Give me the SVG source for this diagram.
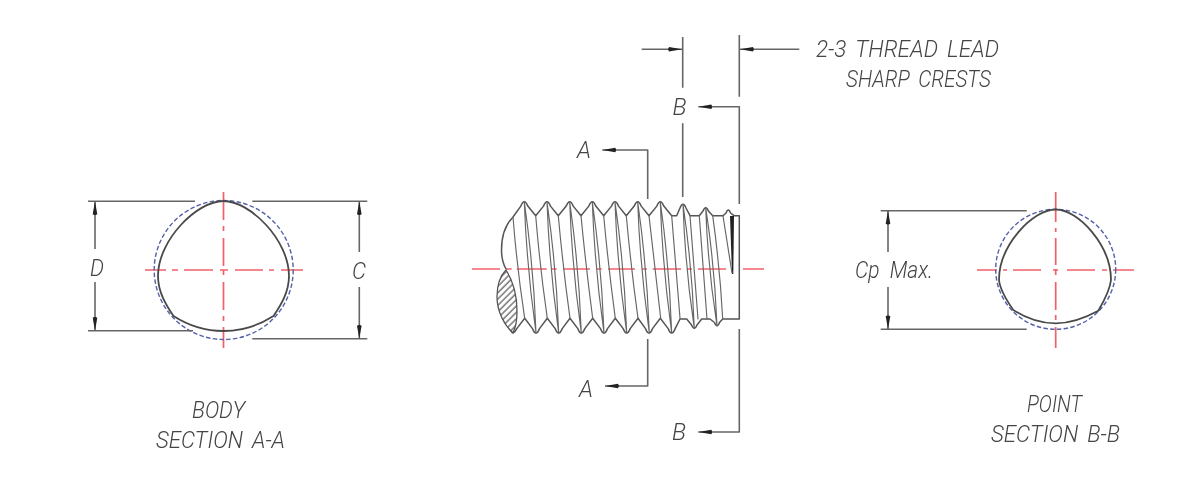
<svg xmlns="http://www.w3.org/2000/svg" width="1200" height="485" viewBox="0 0 1200 485">
<style>
.l{fill:none;stroke:#666;stroke-width:1.6;stroke-linejoin:round;stroke-linecap:butt}
.th{fill:none;stroke:#666;stroke-width:1.15;stroke-linecap:round}
.o{fill:none;stroke:#4a4a4a;stroke-width:1.8;stroke-linejoin:round}
.s{fill:none;stroke:#555;stroke-width:1.5;stroke-linejoin:round}
.c{fill:none;stroke:#f4606a;stroke-width:1.7}
.d{fill:none;stroke:#5560a8;stroke-width:1.4;stroke-dasharray:4.5 2.3}
.t{font-family:Roboto,"Liberation Sans",Arial,sans-serif;font-style:italic;font-weight:300;font-size:24px;fill:#444;word-spacing:4px}
.a{marker-end:url(#ah)}
</style>
<defs>
<marker id="ah" markerUnits="userSpaceOnUse" markerWidth="15" markerHeight="7" refX="14" refY="3.5" orient="auto"><path d="M0 3.500L1 1.200L14 3.500L1 5.800Z" fill="#222"/></marker>
<pattern id="hat" patternUnits="userSpaceOnUse" width="4.500" height="4.500" patternTransform="rotate(-45)"><path d="M0 1H4.500" stroke="#555" stroke-width="1.2"/></pattern>
<filter id="soft" x="-5%" y="-5%" width="110%" height="110%"><feGaussianBlur stdDeviation="0.35"/></filter>
</defs>
<rect width="1200" height="485" fill="#fff"/>
<g id="section-a" filter="url(#soft)">
<path class="c" d="M145 270H166M172 270H178M184 270H213M220 270H228M235 270H263M269 270H274M281 270H303M223.500 192V220M223.500 226V231M223.500 238V266M223.500 270V275M223.500 282V310M223.500 316V321M223.500 327V348"/>
<circle class="d" cx="223.700" cy="270" r="69.500"/>
<path class="o" d="M223.500 201C250 201 289 240 289 276C289 292 281 305 273.500 316C258 326 240 331 223.500 331C207 331 189 326 173.500 316C166 305 158 292 158 276C158 240 197 201 223.500 201Z"/>
<text class="t" x="192" y="418" textLength="53" lengthAdjust="spacingAndGlyphs">BODY</text>
<text class="t" x="156" y="448" textLength="129" lengthAdjust="spacingAndGlyphs">SECTION A-A</text>
</g>
<g id="screw" filter="url(#soft)">
<path class="c" d="M472 269H500M505.700 269H511.700M516.700 269H546.700M551.700 269H556.700M563 269H590M596.700 269H601.700M608 269H635M642 269H647M652.700 269H681M687 269H692M698 269H726M743 269H764"/>
<path fill="url(#hat)" stroke="#555" stroke-width="1.3" d="M506 270C499 277 497 287 497 297C497 312 505 326 513 333C517 325 517 318 517 311C517 296 513 281 506 270Z"/>
<path class="s" d="M506 269C502 262 501.500 256 501.500 250C501.500 235 506 224 513 217L520.800 206.100Q524.300 197.300 527.800 206.100L535.700 215.700L543.500 206.100Q547 197.300 550.500 206.100L558.300 215.700L566.200 206.100Q569.700 197.300 573.200 206.100L581 215.700L588.800 206.100Q592.300 197.300 595.800 206.100L603.700 215.700L611.500 206.100Q615 197.300 618.500 206.100L626.300 215.700L634.200 206.100Q637.700 197.300 641.200 206.100L649 215.700L656.800 206.100Q660.300 197.300 663.800 206.100L671.700 215.700L676.700 215.700L680 208Q683 200.600 686 208L690 215.700L699.300 215.700L703 211Q705.700 204.400 708.400 211L712.700 215.700L723 215.700L726 213Q728.300 207 730.600 213L734 215.700L739.300 215.700V319H722.700L719.500 322.500Q717 329 714.500 322.500L710 319H701.700L697 325Q694.300 331.600 691.600 325L686.700 319H680L675.200 328.600Q671.700 337.400 668.200 328.600L660.300 318.300L652.500 328.600Q649 337.400 645.500 328.600L638 318.300L630.200 328.600Q626.700 337.400 623.200 328.600L615.300 318.300L607.500 328.600Q604 337.400 600.500 328.600L592.700 318.300L584.800 328.600Q581.300 337.400 577.800 328.600L570 318.300L562.200 328.600Q558.700 337.400 555.200 328.600L547.300 318.300L539.500 328.600Q536 337.400 532.500 328.600L524.700 318.300L516.800 328.600Q513.300 335.500 511 331"/>
<path class="th" d="M513 217Q517 268 524.700 318.300M535.700 215.700Q540 268 547.300 318.300M558.300 215.700Q563 268 570 318.300M581 215.700Q586 268 592.700 318.300M603.700 215.700Q608.500 268 615.300 318.300M626.300 215.700Q631 268 638 318.300M649 215.700Q655 268 660.700 318.300M671.700 215.700Q676 268 680 318.300M690 215.700Q694 268 698 319M699.300 215.700Q703 268 707 319M712.700 215.700Q720 268 722.700 319"/>
<path class="th" d="M524.300 202Q526.700 267 536 333M524.300 202Q533.700 267 536 333M547 202Q549.300 267 558.700 333M547 202Q556.400 267 558.700 333M569.700 202Q572 267 581.300 333M569.700 202Q579 267 581.300 333M592.300 202Q594.600 267 604 333M592.300 202Q601.700 267 604 333M615 202Q617.300 267 626.700 333M615 202Q624.400 267 626.700 333M637.700 202Q640 267 649.300 333M637.700 202Q647 267 649.300 333M660.300 202Q662.500 267 671.700 333M660.300 202Q669.500 267 671.700 333M683 204.300Q685.100 267 694.300 328.300M683 204.300Q692.200 267 694.300 328.300M705.700 207.700Q707.800 267 717 325.700M705.700 207.700Q714.800 267 717 325.700"/>
<path d="M730 216L734 216L733.300 274L732 274Z" fill="#222"/>
<path class="th" d="M723 216L732 273"/>
</g>
<g id="section-b" filter="url(#soft)">
<path class="c" d="M977 270H997M1003 270H1007M1013 270H1041M1053 270H1058M1067 270H1095M1102 270H1107M1113 270H1134M1055.700 192V222M1055.700 228V232M1055.700 238V265M1055.700 269V275M1055.700 282V310M1055.700 315V320M1055.700 327V348"/>
<circle class="d" cx="1055.700" cy="269.300" r="60"/>
<path class="o" d="M1055.700 209.500C1078 209.500 1111 245 1111 280C1110 290 1104 301 1098.300 310.700C1085 318 1070 323.300 1055.700 323.300C1041 323.300 1026 318 1013.300 310C1007 301 1000 290 999 280C999 245 1033 209.500 1055.700 209.500Z"/>
<text class="t" x="1027" y="412" textLength="55" lengthAdjust="spacingAndGlyphs">POINT</text>
<text class="t" x="991" y="442" textLength="129" lengthAdjust="spacingAndGlyphs">SECTION B-B</text>
</g>
<g id="connectors" filter="url(#soft)">
<path class="l" d="M88 201.300H195M88 330.700H193M252.300 201.300H367.300M252.300 338.700H367.300M880.700 210.700H1026.700M880.700 329.300H1026.700"/>
<path class="l a" d="M95 249V201.300"/><path class="l a" d="M95 282V330.700"/>
<path class="l a" d="M359.300 252V201.300"/><path class="l a" d="M359.300 287V338.700"/>
<path class="l a" d="M888 252V210.700"/><path class="l a" d="M888 287V329.300"/>
<path class="l" d="M682.700 37V87.700M682.700 123.300V197M739.300 35V96.700"/>
<path class="l a" d="M641.700 49.300H682"/><path class="l a" d="M799.300 49.300H740"/>
<path class="l a" d="M739.300 204V106.700H698.300"/>
<path class="l a" d="M647.700 199V150H602.300"/>
<path class="l a" d="M647.700 339V386H605"/>
<path class="l a" d="M739.300 329V432H698.300"/>
</g>
<g id="labels" filter="url(#soft)">
<text class="t" x="816" y="57.300" textLength="183" lengthAdjust="spacingAndGlyphs">2-3 THREAD LEAD</text>
<text class="t" x="846" y="86.700" textLength="145" lengthAdjust="spacingAndGlyphs">SHARP CRESTS</text>
<text class="t" x="672.500" y="115" textLength="14" lengthAdjust="spacingAndGlyphs">B</text>
<text class="t" x="577" y="157.700" textLength="14" lengthAdjust="spacingAndGlyphs">A</text>
<text class="t" x="579" y="397" textLength="14" lengthAdjust="spacingAndGlyphs">A</text>
<text class="t" x="672" y="440" textLength="14" lengthAdjust="spacingAndGlyphs">B</text>
<text class="t" x="90" y="276" textLength="14" lengthAdjust="spacingAndGlyphs">D</text>
<text class="t" x="352" y="279" textLength="14" lengthAdjust="spacingAndGlyphs">C</text>
<text class="t" x="855" y="278" textLength="78" lengthAdjust="spacingAndGlyphs" xml:space="preserve" style="word-spacing:0">Cp  Max.</text>
</g>
</svg>
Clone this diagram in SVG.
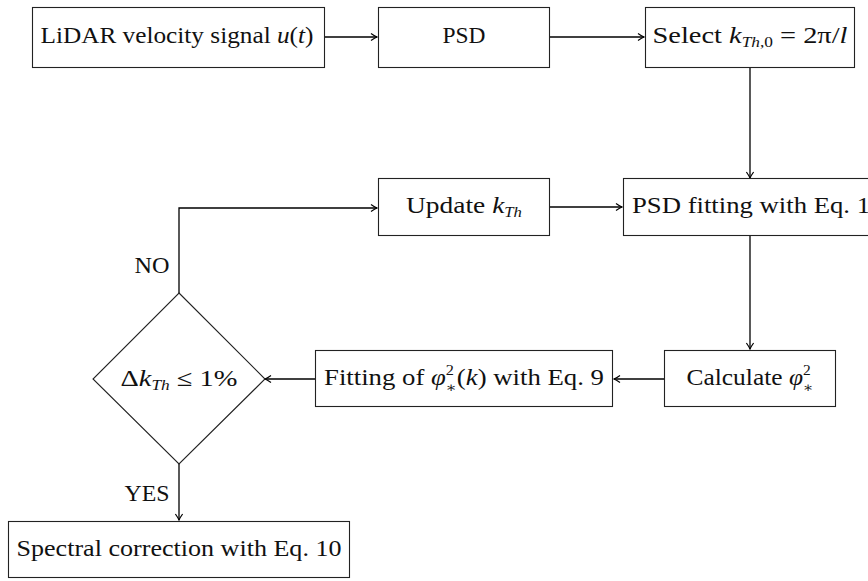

-*-*-

» **Problem statement**
Which lines above contain the word "diagram"? Copy each of them.

» **Task response**
Give me the SVG source for this diagram.
Clone this diagram in SVG.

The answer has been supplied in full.